> _Prompt_
Extract the run of lines that starts at the top of the records below and ends at the line with "commercial, policy, totals];", keeping both ends and excluding pictures.

[Excerpt from a dataset]
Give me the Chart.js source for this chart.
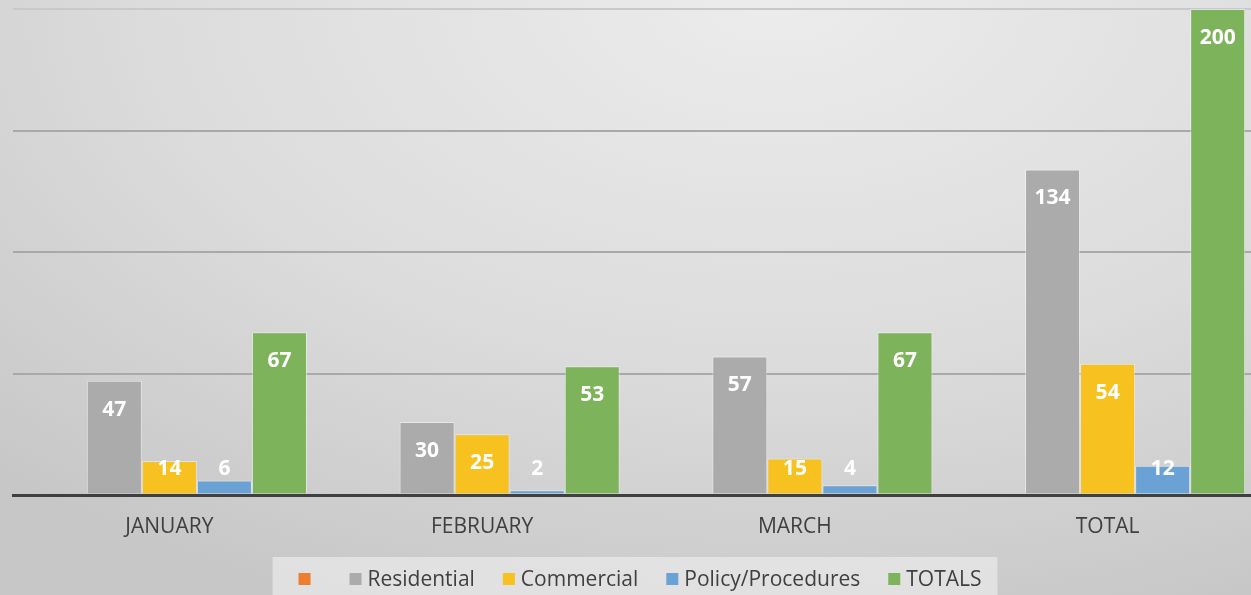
<!DOCTYPE html>
<html>
<head>
<meta charset="utf-8">
<script src="https://cdn.jsdelivr.net/npm/chart.js@4.4.1/dist/chart.umd.min.js"></script>
<style>
  html, body { margin: 0; padding: 0; overflow: hidden; }
  body {
    width: 1251px; height: 595px;
    background: radial-gradient(ellipse 90% 110% at 62% 0%, #ececec 0%, #dcdcdc 55%, #c7c7c7 100%);
  }
  #wrap { width: 1264px; height: 595px; position: relative; }
</style>
</head>
<body>
<div id="wrap"><canvas id="chart"></canvas></div>
<script>
const categories = ["JANUARY", "FEBRUARY", "MARCH", "TOTAL"];
const seriesNames = ["", "Residential", "Commercial", "Policy/Procedures", "TOTALS"];
const blank = [null, null, null, null];
const residential = [47, 30, 57, 134];
const commercial = [14, 25, 15, 54];
const policy = [6, 2, 4, 12];
const totals = [67, 53, 67, 200];
const colors = ["#ED7D31", "#ABABAB", "#F7C120", "#6AA2D5", "#7DB35A"];

const allValues = [blank, residential, commercial, policy, totals];

// white labels inside the top of each bar
const barLabels = {
  id: "barLabels",
  afterDatasetsDraw(chart) {
    const ctx = chart.ctx;
    ctx.save();
    ctx.font = "bold 21px 'Open Sans'";
    ctx.fillStyle = "#ffffff";
    ctx.textAlign = "center";
    ctx.textBaseline = "middle";
    chart.data.datasets.forEach((ds, i) => {
      chart.getDatasetMeta(i).data.forEach((bar, j) => {
        const v = ds.data[j];
        if (v == null) return;
        const y = Math.min(bar.y + 29, bar.base - 24);
        ctx.fillText(String(v), bar.x, y);
      });
    });
    ctx.restore();
  },
};

// legend drawn by hand in a gray box
const boxLegend = {
  id: "boxLegend",
  afterDraw(chart) {
    const ctx = chart.ctx;
    ctx.save();
    ctx.font = "21px 'Open Sans'";
    const box = 12, gap = 6, spacing = 28;
    const widths = seriesNames.map(n => box + (n ? gap + ctx.measureText(n).width : 11));
    const total = widths.reduce((a, b) => a + b, 0) + spacing * (widths.length - 1);
    const cx = 640;
    let x = cx - total / 2;
    ctx.fillStyle = "rgba(232,232,232,0.75)";
    ctx.fillRect(x - 26, 557, total + 26 + 16, 45);
    const cy = 579;
    ctx.textBaseline = "middle";
    seriesNames.forEach((n, i) => {
      ctx.fillStyle = colors[i];
      ctx.fillRect(x, cy - 6, box, box);
      if (n) {
        ctx.fillStyle = "#404040";
        ctx.fillText(n, x + box + gap, cy + 1);
      }
      x += widths[i] + spacing;
    });
    ctx.restore();
  },
};

new Chart(document.getElementById("chart"), {
  type: "bar",
  data: {
    labels: categories,
    datasets: seriesNames.map((n, i) => ({
      label: n,
      data: allValues[i],
      backgroundColor: colors[i],
      borderColor: "rgba(255,255,255,0.45)",
      borderWidth: 1,
      categoryPercentage: 0.88,
      barPercentage: 1.0,
    })),
  },
  options: {
    responsive: true,
    maintainAspectRatio: false,
    animation: false,
    layout: { padding: { top: 9, left: 13, right: 0, bottom: 0 } },
    plugins: {
      legend: { display: false },
      tooltip: { enabled: false },
    },
    scales: {
      x: {
        grid: { display: false, drawTicks: false },
        border: { display: true, color: "#404040", width: 3 },
        ticks: { color: "#404040", font: { family: "'Open Sans'", size: 21 }, padding: 19 },
        afterFit: s => { s.height = 100; },
      },
      y: {
        display: true,
        min: 0,
        max: 200,
        ticks: { display: false, stepSize: 50 },
        border: { display: false },
        grid: {
          drawTicks: false,
          color: c => (c.tick.value === 200 ? "#c9c9c9" : c.tick.value === 0 ? "#404040" : "#a9a9a9"),
          lineWidth: c => (c.tick.value === 0 ? 3 : 2),
        },
        afterFit: s => { s.width = 0; },
      },
    },
  },
  plugins: [barLabels, boxLegend],
});
</script>
</body>
</html>
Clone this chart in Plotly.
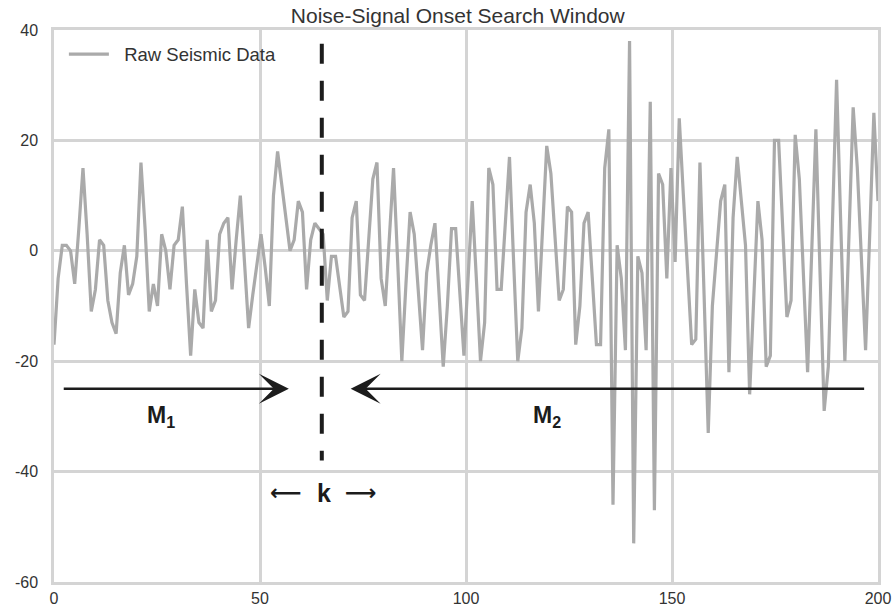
import numpy as np
import plotly.graph_objects as go

# ---- data ----
raw_values = [
    -17, -5, 1, 1, 0, -6, 4, 15, 3, -11,
    -7, 2, 1, -9, -13, -15, -4, 1, -8, -6,
    -1, 16, 4, -11, -6, -10, 3, 0, -7, 1,
    2, 8, -6, -19, -7, -13, -14, 2, -11, -9,
    3, 5, 6, -7, 2, 10, -2, -14, -8, -2,
    3, -3, -10, 10, 18, 12, 6, 0, 2, 9,
    7, -7, 2, 5, 4, 3, -9, -1, -1, -7,
    -12, -11, 6, 9, -8, -9, 2, 13, 16, -5,
    -10, 2, 15, -2, -20, -6, 7, 3, -7, -18,
    -4, 1, 5, -8, -21, -10, 4, 4, -7, -19,
    -5, 9, -5, -20, -13, 15, 12, -7, -7, 5,
    17, -2, -20, -14, 7, 12, 5, -11, 4, 19,
    14, 3, -9, -7, 8, 7, -17, -10, 5, 7,
    -5, -17, -17, 15, 22, -46, 1, -5, -18, 38,
    -53, -1, -4, -18, 27, -47, 14, 12, -5, 15,
    -2, 24, 10, -4, -17, -16, 16, -8, -33, -10,
    0, 9, 12, -22, 6, 17, 9, 1, -26, -8,
    9, 2, -21, -19, 20, 20, 4, -12, -9, 21,
    13, -4, -22, 0, 22, -4, -29, -21, 5, 31,
    5, -20, 3, 26, 15, -3, -18, 3, 25, 9,
]
x_range = [0, 200]
y_range = [-60, 40]
x_tick_vals = [0, 50, 100, 150, 200]
x_tick_text = ["0", "50", "100", "150", "200"]
y_tick_vals = [-60, -40, -20, 0, 20, 40]
y_tick_text = ["-60", "-40", "-20", "0", "20", "40"]

onset_k = 65
onset_span = [37.5, -38]
m1_arrow = {"start": 2, "end": 57}
m2_arrow = {"start": 197, "end": 72}
arrow_level = -25
label_level = -30
k_level = -43.8

x_values = np.linspace(x_range[0], x_range[1], len(raw_values))

GRID = "#d4d4d4"
TEXT = "#333333"
INK = "#1c1c1c"
SANS = "Liberation Sans, Arial, sans-serif"

fig = go.Figure()
fig.add_trace(go.Scatter(
    x=x_values, y=raw_values, mode="lines",
    name="\u00a0\u00a0Raw Seismic Data",
    line=dict(color="#aaaaaa", width=3.2),
))

# dashed onset line
fig.add_shape(type="line", xref="x", yref="y",
              x0=onset_k, x1=onset_k, y0=onset_span[0], y1=onset_span[1],
              line=dict(color=INK, width=4, dash="20px,17px"))

# arrows
for arr in (m1_arrow, m2_arrow):
    fig.add_annotation(x=arr["end"], y=arrow_level, ax=arr["start"], ay=arrow_level,
                       xref="x", yref="y", axref="x", ayref="y", text="",
                       showarrow=True, arrowhead=3, arrowsize=2, arrowwidth=2.5,
                       arrowcolor=INK, standoff=0)

fig.add_annotation(x=26, y=label_level, xref="x", yref="y", showarrow=False,
                   text="<b>M<sub>1</sub></b>",
                   font=dict(family=SANS, size=23, color=INK))
fig.add_annotation(x=119.6, y=label_level, xref="x", yref="y", showarrow=False,
                   text="<b>M<sub>2</sub></b>",
                   font=dict(family=SANS, size=23, color=INK))

# "<- k ->" label
fig.add_annotation(x=56.2, y=k_level, xref="x", yref="y", showarrow=False,
                   text="<b>⟵</b>",
                   font=dict(family="DejaVu Sans", size=22, color=INK))
fig.add_annotation(x=65.6, y=k_level, xref="x", yref="y", showarrow=False,
                   text="<b>k</b>",
                   font=dict(family=SANS, size=25, color=INK))
fig.add_annotation(x=74.6, y=k_level, xref="x", yref="y", showarrow=False,
                   text="<b>⟶</b>",
                   font=dict(family="DejaVu Sans", size=22, color=INK))

axis_common = dict(
    showgrid=True, gridcolor=GRID, gridwidth=2.5,
    showline=True, linecolor=GRID, linewidth=2.5, mirror=True,
    zeroline=False, ticks="", ticklen=0, automargin=False,
    tickfont=dict(family=SANS, size=16, color=TEXT),
)
fig.update_xaxes(range=x_range, tickvals=x_tick_vals, ticktext=x_tick_text,
                 ticklabelstandoff=0, **axis_common)
fig.update_yaxes(range=y_range, tickvals=y_tick_vals, ticktext=y_tick_text,
                 ticklabelstandoff=10, **axis_common)

fig.update_layout(
    width=895, height=609,
    margin=dict(l=54, r=17, t=30, b=27, autoexpand=False),
    plot_bgcolor="white", paper_bgcolor="white",
    title=dict(text="Noise-Signal Onset Search Window", xref="paper", x=0.49,
               xanchor="center", yref="container", y=1 - 16 / 609, yanchor="middle",
               font=dict(family=SANS, size=21, color=TEXT)),
    showlegend=True,
    legend=dict(x=0.012, y=0.99, xanchor="left", yanchor="top",
                bgcolor="rgba(0,0,0,0)", itemwidth=40,
                font=dict(family=SANS, size=18.5, color=TEXT)),
)

fig.write_html("out.html")
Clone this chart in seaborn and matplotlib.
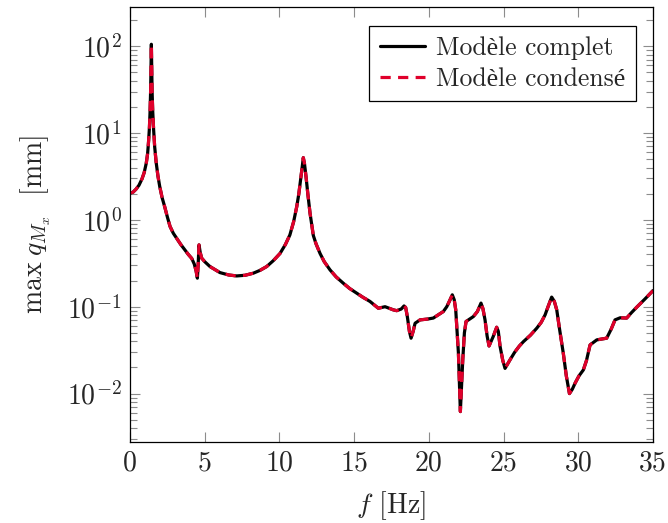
import matplotlib
matplotlib.use("Agg")
import matplotlib.pyplot as plt
import numpy as np
import pandas as pd
import seaborn as sns

# ---- data ----
freq = [0.0, 0.2, 0.4, 0.6, 0.8, 0.95, 1.09, 1.18, 1.25, 1.30, 1.34, 1.38, 1.41, 1.43,
        1.45, 1.48, 1.52, 1.58, 1.65, 1.75, 1.87, 1.99, 2.15, 2.32, 2.5, 2.68, 2.9,
        3.12, 3.4, 3.68, 3.9, 4.13, 4.3, 4.42, 4.51, 4.56, 4.62, 4.7, 4.8, 5.0, 5.35,
        6.02, 6.6, 7.14, 7.7, 8.25, 8.7, 9.15, 9.6, 10.04, 10.4, 10.7, 10.95, 11.16,
        11.3, 11.42, 11.52, 11.6, 11.68, 11.78, 11.9, 12.05, 12.27, 12.45, 12.72,
        13.0, 13.39, 13.8, 14.28, 14.7, 15.17, 15.6, 16.06, 16.62, 17.07, 17.62, 17.85,
        18.15, 18.34, 18.45, 18.56, 18.7, 18.81, 18.95, 19.08, 19.41, 19.9, 20.3, 20.97,
        21.2, 21.4, 21.57, 21.7, 21.8, 21.98, 22.05, 22.11, 22.18, 22.27, 22.38, 22.49,
        22.98, 23.25, 23.49, 23.62, 23.76, 23.9, 24.03, 24.3, 24.54, 24.65, 24.77,
        24.95, 25.1, 25.43, 25.75, 26.06, 26.33, 26.8, 27.22, 27.52, 27.78, 27.95,
        28.22, 28.4, 28.56, 28.75, 29.0, 29.2, 29.41, 29.6, 29.79, 30.05, 30.34, 30.55,
        30.79, 31.24, 31.9, 32.2, 32.46, 32.8, 33.24, 33.55, 33.91, 34.45, 35.0]
q_complet = [2.03, 2.08, 2.25, 2.5, 2.95, 3.5, 4.5, 5.8, 8.3, 11.5, 17, 30, 60, 105,
             60, 30, 18, 11, 7, 4.6, 3.2, 2.42, 1.8, 1.42, 1.08, 0.84, 0.7,
             0.615, 0.52, 0.45, 0.4, 0.36, 0.31, 0.26, 0.213, 0.3, 0.515, 0.42, 0.362, 0.33, 0.29,
             0.247, 0.232, 0.226, 0.23, 0.243, 0.262, 0.29, 0.34, 0.41, 0.52, 0.67, 0.95, 1.42,
             2.0, 2.9, 4.0, 5.2, 4.4, 3.15, 2.0, 1.19, 0.66, 0.53, 0.41,
             0.33, 0.265, 0.22, 0.186, 0.162, 0.143, 0.128, 0.115, 0.096, 0.1, 0.092, 0.090,
             0.094, 0.102, 0.098, 0.077, 0.052, 0.0434, 0.052, 0.0645, 0.0705, 0.072, 0.074, 0.088,
             0.1, 0.118, 0.137, 0.12, 0.092, 0.0291, 0.013, 0.0062, 0.011, 0.0244, 0.05, 0.0675,
             0.077, 0.088, 0.11, 0.095, 0.0705, 0.046, 0.0353, 0.045, 0.058, 0.052, 0.0347,
             0.024, 0.0195, 0.0244, 0.03, 0.0353, 0.0396, 0.047, 0.0565, 0.066, 0.0805, 0.097,
             0.129, 0.115, 0.092, 0.055, 0.029, 0.016, 0.010, 0.0112, 0.0132, 0.016, 0.0187, 0.024,
             0.0363, 0.0415, 0.0434, 0.055, 0.0705, 0.0745, 0.074, 0.085, 0.0986, 0.122, 0.153]
q_condense = list(q_complet)
series_labels = ["Modèle complet", "Modèle condensé"]
x_ticks = [0, 5, 10, 15, 20, 25, 30, 35]

sns.set_style("ticks")
plt.rcParams.update({
    "font.family": ["cmr10", "Liberation Serif"],
    "mathtext.fontset": "cm",
    "axes.formatter.use_mathtext": True,
    "font.size": 20,
})

fig = plt.figure(figsize=(6.68, 5.23), dpi=100)
ax = fig.add_axes([0.1946, 0.1549, 0.7829, 0.8317])

n = len(freq)
df = pd.DataFrame({
    "f": freq + freq,
    "q": q_complet + q_condense,
    "modele": [series_labels[0]] * n + [series_labels[1]] * n,
})

sns.lineplot(data=df, x="f", y="q", hue="modele", style="modele",
             palette=["black", "#e0002b"], dashes=["", (3.2, 2.3)],
             linewidth=2.3, estimator=None, sort=False, ax=ax)

ax.set_yscale("log")
ax.set_xlim(0, 35)
ax.set_ylim(0.00277, 282)
ax.set_xticks(x_ticks)
ax.set_xticklabels([str(t) for t in x_ticks])

ax.tick_params(which="both", direction="in", top=True, right=True, color="0.55",
               labelsize=20)
ax.tick_params(which="major", length=7.5, width=0.8, pad=6)
ax.tick_params(which="minor", length=5, width=0.8)
ax.tick_params(axis="x", which="minor", bottom=False, top=False)
for s in ax.spines.values():
    s.set_linewidth(0.9)
    s.set_color("black")

ax.set_xlabel(r"$f$ [Hz]", fontsize=20, labelpad=9)
ax.set_ylabel(r"$\max\;q_{M_x}$  [mm]", fontsize=20, labelpad=10)

handles, labels = ax.get_legend_handles_labels()
leg = ax.legend(handles, labels, loc="upper right", bbox_to_anchor=(0.967, 0.957),
                frameon=True, fancybox=False, framealpha=1, edgecolor="black",
                fontsize=18.5, handlelength=1.75, borderpad=0.4, labelspacing=0.3,
                handletextpad=0.45, borderaxespad=0.0)
leg.get_frame().set_linewidth(0.9)

fig.savefig("out.png", dpi=100)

> _Reply_
Give me the Chart.js source for this chart.
<!DOCTYPE html>
<html>
<head>
<meta charset="utf-8">
<script src="https://cdn.jsdelivr.net/npm/chart.js@4.4.1/dist/chart.umd.min.js"></script>
<style>
  html, body { margin: 0; padding: 0; overflow: hidden; }
  body {
    width: 1251px; height: 595px;
    background: radial-gradient(ellipse 90% 110% at 62% 0%, #ececec 0%, #dcdcdc 55%, #c7c7c7 100%);
  }
  #wrap { width: 1264px; height: 595px; position: relative; }
</style>
</head>
<body>
<div id="wrap"><canvas id="chart"></canvas></div>
<script>
const categories = ["JANUARY", "FEBRUARY", "MARCH", "TOTAL"];
const seriesNames = ["", "Residential", "Commercial", "Policy/Procedures", "TOTALS"];
const blank = [null, null, null, null];
const residential = [47, 30, 57, 134];
const commercial = [14, 25, 15, 54];
const policy = [6, 2, 4, 12];
const totals = [67, 53, 67, 200];
const colors = ["#ED7D31", "#ABABAB", "#F7C120", "#6AA2D5", "#7DB35A"];

const allValues = [blank, residential, commercial, policy, totals];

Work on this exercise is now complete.